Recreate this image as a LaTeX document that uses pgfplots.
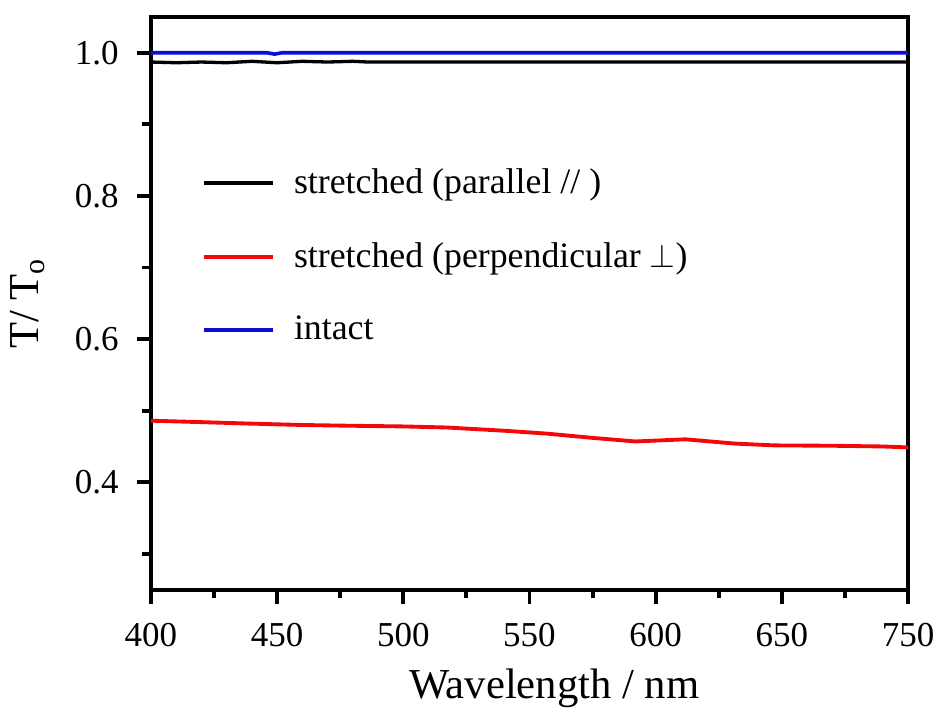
\documentclass[border=0pt]{standalone}
\usepackage{pgfplots}
\pgfplotsset{compat=1.18}
\usepackage{fontspec}
\setmainfont{Liberation Serif}
\definecolor{lnred}{rgb}{0.95,0.03,0.03}
\definecolor{lnblue}{rgb}{0.05,0.05,0.85}
\begin{document}
\begin{tikzpicture}
\begin{axis}[
  scale only axis,
  width=275pt, height=208pt,
  xmin=400, xmax=700, ymin=0.25, ymax=1.05,
  xtick={400,450,...,700}, ytick={0.4,0.6,0.8,1.0},
  minor xtick={425,475,...,675}, minor ytick={0.3,0.5,0.7,0.9},
  xticklabels={400,450,500,550,600,650,750},
  yticklabels={0.4,0.6,0.8,1.0},
  yticklabel style={xshift=-3pt},
  xticklabel style={yshift=-3.5pt},
  tick align=outside, tick pos=left,
  major tick length=5.2pt, minor tick length=3.2pt,
  every tick/.style={black, line width=1.4pt},
  axis line style={line width=1.5pt},
  tick label style={font=\fontsize{12.7}{14}\selectfont},
  label style={font=\fontsize{15.5}{18}\selectfont},
  xlabel={Wavelength / nm}, ylabel={T/ T\textsubscript{o}},
  xlabel style={yshift=-1pt, xshift=9pt},
  ylabel style={yshift=4pt},
  legend style={draw=none, fill=none, at={(rel axis cs:0.056,0.755)}, anchor=north west,
    font=\fontsize{13}{15}\selectfont, row sep=12.2pt,
    nodes={inner xsep=7pt}},
  legend cell align=left,
  legend image code/.code={\draw[#1, line width=1.4pt] (0pt,0pt) -- (25pt,0pt);},
]
\addplot[black, line width=1.2pt] coordinates {
  (400,0.987) (410,0.986) (420,0.987) (430,0.986) (440,0.988) (450,0.986)
  (460,0.988) (470,0.987) (480,0.988) (486,0.987) (500,0.987) (550,0.987)
  (600,0.987) (654,0.987) (700,0.987)};
\addlegendentry{stretched (parallel // )}
\addplot[lnred, line width=1.4pt] coordinates {
  (400,0.486) (420,0.484) (438.6,0.482) (460,0.480) (478,0.479) (500,0.478)
  (517.3,0.4765) (540,0.472) (556.7,0.468) (575,0.462) (592,0.457)
  (611.8,0.460) (631.5,0.454) (647.2,0.4515) (670,0.451) (690,0.450) (700,0.4487)};
\addlegendentry{stretched (perpendicular $\perp$)}
\addplot[lnblue, line width=1.3pt] coordinates {
  (400,1.000) (446,1.000) (449,0.998) (452,1.000) (500,1.000) (550,1.000)
  (600,1.000) (650,1.000) (700,1.000)};
\addlegendentry{intact}
\end{axis}
\path ([xshift=-0.5pt,yshift=-1pt]current axis.outer south west)
      ([xshift=2pt,yshift=5.4pt]current axis.outer north east);
\end{tikzpicture}
\end{document}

§

▶ _TASK INSTRUCTIONS_: All lines of the data above that include the word "image" must be shown.

▶ _TASK SOLUTION_:
Recreate this image as a LaTeX document that uses pgfplots.
  legend image code/.code={\draw[#1, line width=1.4pt] (0pt,0pt) -- (25pt,0pt);},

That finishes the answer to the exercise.